Des sommets inégalés

Même si objectivement Paradis, clef en main est le moins achevé des romans de Nelly Arcan desquels je suis familière, il atteint des sommets (quand il les atteint) que Putain et Folle ne rejoignent pas pour moi. Cela est en partie dû à la prémisse, qui me touche plus personnellement, mais des passages exceptionnellement bien écrits, tel que l’incipit, n’y sont pas étrangers.

On a tous déjà pensé se tuer. Au moins une fois, au moins une seconde, le temps d’une nuit d’insomnie ou sans arrêt, le temps de toute une vie. On s’est tous imaginé, une fois au moins, s’enfourner une arme à feu dans la bouche, fermer les yeux, décompter les secondes et tirer. On y a tous pensé, à s’expédier dans l’au-delà, ou à s’envoyer six pieds sous terre, ce qui revient au même, d’un coup de feu, bang. Ou encore à en finir sec dans le crac de la pendaison.
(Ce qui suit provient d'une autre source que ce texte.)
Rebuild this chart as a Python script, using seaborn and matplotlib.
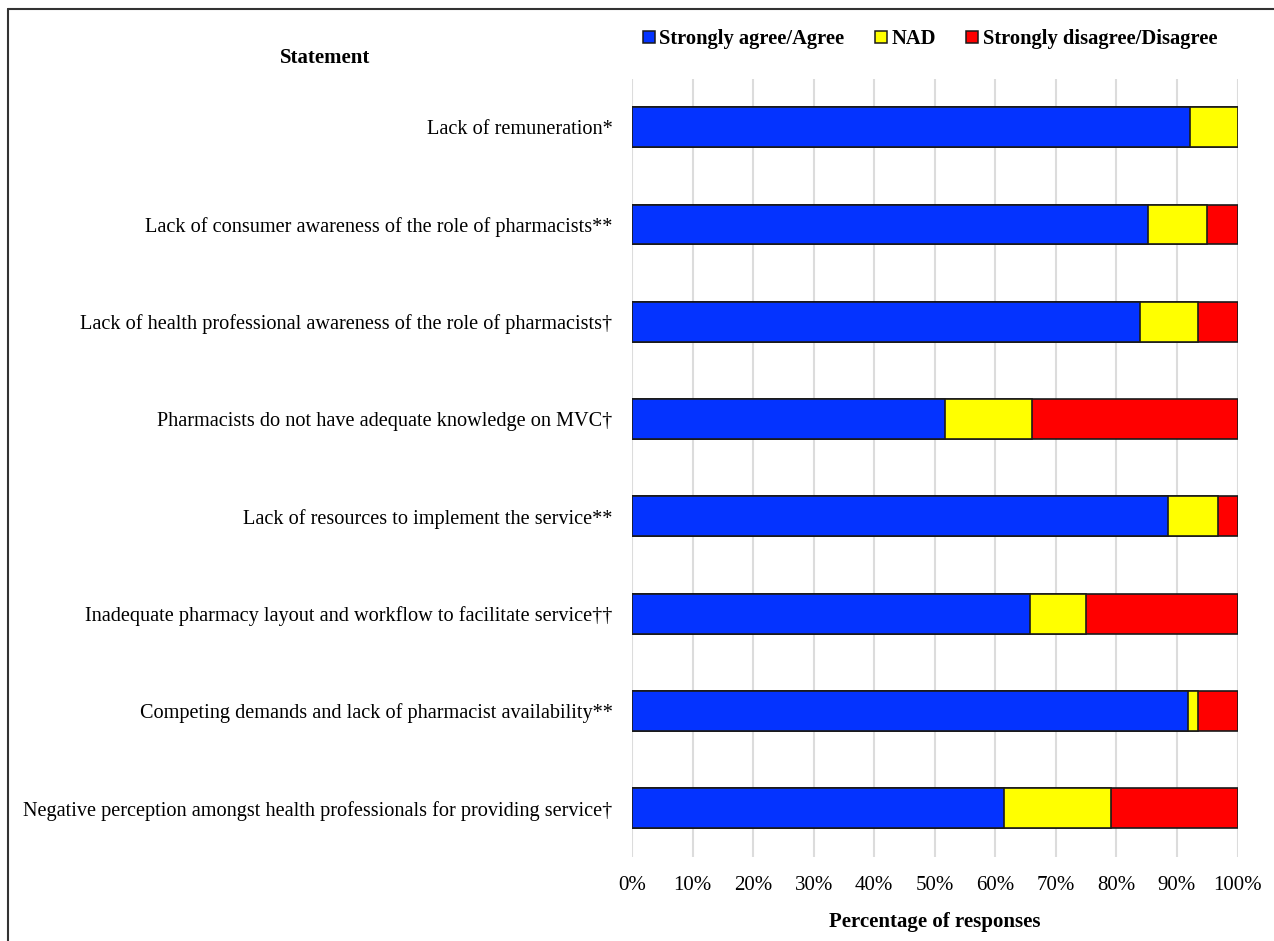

La vie est parfois insupportable[3].

Se procurer Paradis, clef en main

Couverture Paradis, clef en main, No de série : une paire d'ailes
ARCAN, Nelly, Paradis, clef en main, Montréal, No de série, 2017 [2009], 200 p.

[1] nellyarcan.com, « Paradis clef en main », <http://www.nellyarcan.com/pages/paradis-clef-en-main.php> (page consultée le 8 avril 2019).

[2] Il s’agit d’une référence à Franz Kafka, un auteur connu pour ses romans absurdes (dans le sens de littérature de l’absurde), notamment Le Procès.

[3] C’est l’un de mes incipits favoris. Je procède à une analyse de celui-ci dans le cadre de mon article « Accrocher son lecteur dès la première phrase : Qu’est-ce qui fait un bon incipit? ».